## [Your instructions]
Transcribe the material exactly. Images do not belong in the copy.

## [Code that draws figures]
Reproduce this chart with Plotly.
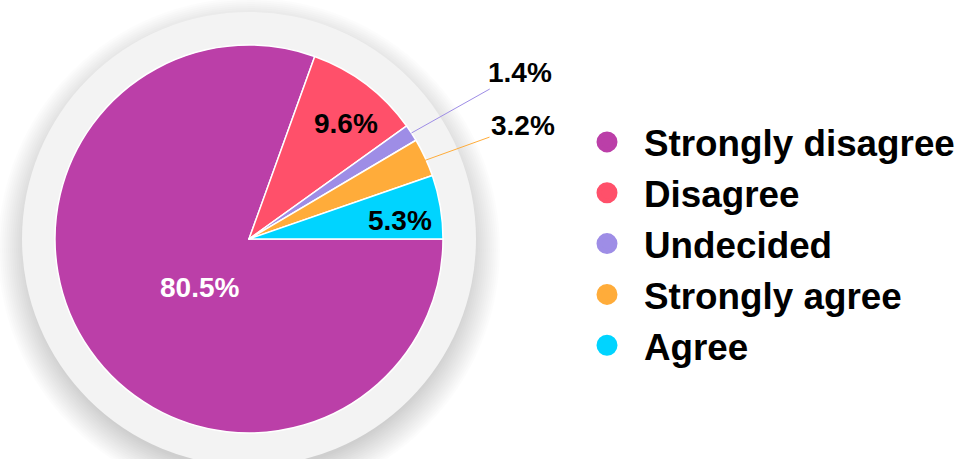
import math
import plotly.graph_objects as go

# ---- data ----
categories = ["Strongly disagree", "Disagree", "Undecided", "Strongly agree", "Agree"]
values = [80.5, 9.6, 1.4, 3.2, 5.3]
colors = ["#BB3FA8", "#FF506A", "#9E8DE6", "#FFAC3A", "#00D4FF"]

# ---- layout constants (pixels) ----
W, H = 964, 459
CX, CY, R = 249, 239, 194          # pie centre / radius
BG_R = 227                          # grey disc radius
FONT = "Liberation Sans, Arial, sans-serif"

def px2x(px):
    return px / W

def px2y(py):
    return 1 - py / H

# slice geometry computed from data (clockwise from 3 o'clock)
total = sum(values)
mid_angles = []
start = 0.0
for v in values:
    sweep = 360.0 * v / total
    mid_angles.append(start - sweep / 2)   # clockwise => negative
    start -= sweep

def polar(ang_deg, r):
    a = math.radians(ang_deg)
    return CX + r * math.cos(a), CY - r * math.sin(a)

fig = go.Figure()

fig.add_trace(go.Pie(
    labels=categories, values=values, sort=False,
    direction="clockwise", rotation=90,
    marker=dict(colors=colors, line=dict(color="white", width=1.5)),
    textinfo="none", hoverinfo="label+percent", showlegend=False,
    domain=dict(x=[px2x(CX - R), px2x(CX + R)], y=[px2y(CY + R), px2y(CY - R)]),
))

# legend entries (circle markers)
for name, c in zip(categories, colors):
    fig.add_trace(go.Scatter(
        x=[None], y=[None], mode="markers", name=name,
        marker=dict(size=16, color=c, line=dict(color=c, width=5)),
    ))

annotations = []
# inside labels: (radius factor, colour, x nudge, y nudge)
inside = {0: (0.36, "white", 8, -8), 1: (0.77, "black", 7, -4), 4: (0.78, "black", 2, -7)}
for i, (rf, col, dx, dy) in inside.items():
    px, py = polar(mid_angles[i], rf * R)
    annotations.append(dict(
        x=px2x(px), y=px2y(py), xref="paper", yref="paper",
        xanchor="center", yanchor="middle", xshift=dx, yshift=dy,
        text=f"{values[i]:.1f}%", showarrow=False,
        font=dict(family=FONT, size=28, color=col, weight="bold"),
    ))

# outside labels with leader lines
outside = {2: (1.0, (520, 72)), 3: (0.84, (523, 125))}
for i, (rf, (lx, ly)) in outside.items():
    tx, ty = polar(mid_angles[i], rf * R)
    annotations.append(dict(
        x=px2x(tx), y=px2y(ty), xref="paper", yref="paper",
        ax=lx - tx, ay=ly - ty, axref="pixel", ayref="pixel",
        xanchor="center", yanchor="middle",
        text=f"{values[i]:.1f}%", showarrow=True, arrowhead=0,
        arrowwidth=1, arrowcolor=colors[i], standoff=0,
        font=dict(family=FONT, size=28, color="black", weight="bold"),
    ))

shapes = []
# soft drop shadow
for k in range(16):
    rr = BG_R - 6 + k * 2
    shapes.append(dict(
        type="circle", xref="paper", yref="paper", layer="below",
        x0=px2x(CX - rr), x1=px2x(CX + rr),
        y0=px2y(CY + 10 + rr), y1=px2y(CY + 10 - rr),
        fillcolor="rgba(0,0,0,0.011)", line=dict(width=0),
    ))
shapes.append(dict(
    type="circle", xref="paper", yref="paper", layer="below",
    x0=px2x(CX - BG_R), x1=px2x(CX + BG_R),
    y0=px2y(CY + BG_R), y1=px2y(CY - BG_R),
    fillcolor="#F3F3F3", line=dict(width=0),
))

fig.update_layout(
    width=W, height=H,
    margin=dict(l=0, r=0, t=0, b=0),
    paper_bgcolor="white", plot_bgcolor="rgba(0,0,0,0)",
    xaxis=dict(visible=False), yaxis=dict(visible=False),
    shapes=shapes, annotations=annotations,
    legend=dict(
        x=px2x(570), y=px2y(244), xanchor="left", yanchor="middle",
        font=dict(family=FONT, size=36.8, color="black", weight="bold"),
        itemwidth=64, bgcolor="rgba(0,0,0,0)",
    ),
)

fig.write_html("out.html", config={"displayModeBar": False},
               post_script="document.body.style.margin='0';")
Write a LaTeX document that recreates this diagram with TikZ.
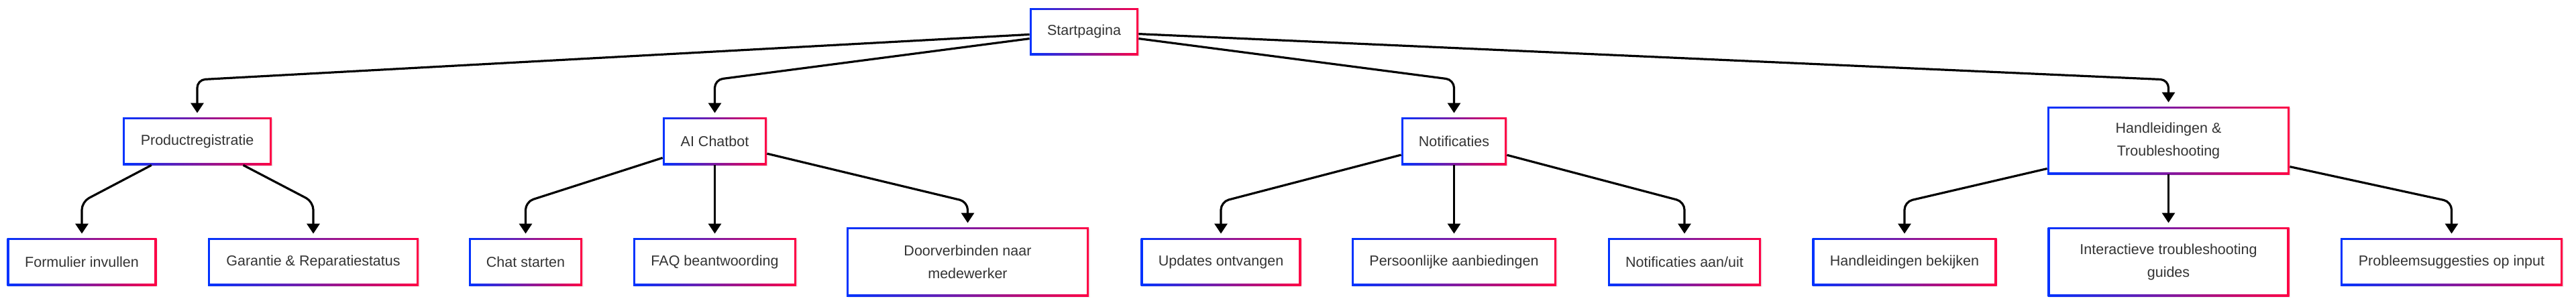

## [Result]
Reproduce this chart with Plotly.
import math
import plotly.graph_objects as go

# ---- data ----
categories = ["Strongly disagree", "Disagree", "Undecided", "Strongly agree", "Agree"]
values = [80.5, 9.6, 1.4, 3.2, 5.3]
colors = ["#BB3FA8", "#FF506A", "#9E8DE6", "#FFAC3A", "#00D4FF"]

# ---- layout constants (pixels) ----
W, H = 964, 459
CX, CY, R = 249, 239, 194          # pie centre / radius
BG_R = 227                          # grey disc radius
FONT = "Liberation Sans, Arial, sans-serif"

def px2x(px):
    return px / W

def px2y(py):
    return 1 - py / H

# slice geometry computed from data (clockwise from 3 o'clock)
total = sum(values)
mid_angles = []
start = 0.0
for v in values:
    sweep = 360.0 * v / total
    mid_angles.append(start - sweep / 2)   # clockwise => negative
    start -= sweep

def polar(ang_deg, r):
    a = math.radians(ang_deg)
    return CX + r * math.cos(a), CY - r * math.sin(a)

fig = go.Figure()

fig.add_trace(go.Pie(
    labels=categories, values=values, sort=False,
    direction="clockwise", rotation=90,
    marker=dict(colors=colors, line=dict(color="white", width=1.5)),
    textinfo="none", hoverinfo="label+percent", showlegend=False,
    domain=dict(x=[px2x(CX - R), px2x(CX + R)], y=[px2y(CY + R), px2y(CY - R)]),
))

# legend entries (circle markers)
for name, c in zip(categories, colors):
    fig.add_trace(go.Scatter(
        x=[None], y=[None], mode="markers", name=name,
        marker=dict(size=16, color=c, line=dict(color=c, width=5)),
    ))

annotations = []
# inside labels: (radius factor, colour, x nudge, y nudge)
inside = {0: (0.36, "white", 8, -8), 1: (0.77, "black", 7, -4), 4: (0.78, "black", 2, -7)}
for i, (rf, col, dx, dy) in inside.items():
    px, py = polar(mid_angles[i], rf * R)
    annotations.append(dict(
        x=px2x(px), y=px2y(py), xref="paper", yref="paper",
        xanchor="center", yanchor="middle", xshift=dx, yshift=dy,
        text=f"{values[i]:.1f}%", showarrow=False,
        font=dict(family=FONT, size=28, color=col, weight="bold"),
    ))

# outside labels with leader lines
outside = {2: (1.0, (520, 72)), 3: (0.84, (523, 125))}
for i, (rf, (lx, ly)) in outside.items():
    tx, ty = polar(mid_angles[i], rf * R)
    annotations.append(dict(
        x=px2x(tx), y=px2y(ty), xref="paper", yref="paper",
        ax=lx - tx, ay=ly - ty, axref="pixel", ayref="pixel",
        xanchor="center", yanchor="middle",
        text=f"{values[i]:.1f}%", showarrow=True, arrowhead=0,
        arrowwidth=1, arrowcolor=colors[i], standoff=0,
        font=dict(family=FONT, size=28, color="black", weight="bold"),
    ))

shapes = []
# soft drop shadow
for k in range(16):
    rr = BG_R - 6 + k * 2
    shapes.append(dict(
        type="circle", xref="paper", yref="paper", layer="below",
        x0=px2x(CX - rr), x1=px2x(CX + rr),
        y0=px2y(CY + 10 + rr), y1=px2y(CY + 10 - rr),
        fillcolor="rgba(0,0,0,0.011)", line=dict(width=0),
    ))
shapes.append(dict(
    type="circle", xref="paper", yref="paper", layer="below",
    x0=px2x(CX - BG_R), x1=px2x(CX + BG_R),
    y0=px2y(CY + BG_R), y1=px2y(CY - BG_R),
    fillcolor="#F3F3F3", line=dict(width=0),
))

fig.update_layout(
    width=W, height=H,
    margin=dict(l=0, r=0, t=0, b=0),
    paper_bgcolor="white", plot_bgcolor="rgba(0,0,0,0)",
    xaxis=dict(visible=False), yaxis=dict(visible=False),
    shapes=shapes, annotations=annotations,
    legend=dict(
        x=px2x(570), y=px2y(244), xanchor="left", yanchor="middle",
        font=dict(family=FONT, size=36.8, color="black", weight="bold"),
        itemwidth=64, bgcolor="rgba(0,0,0,0)",
    ),
)

fig.write_html("out.html", config={"displayModeBar": False},
               post_script="document.body.style.margin='0';")
Write a LaTeX document that recreates this diagram with TikZ.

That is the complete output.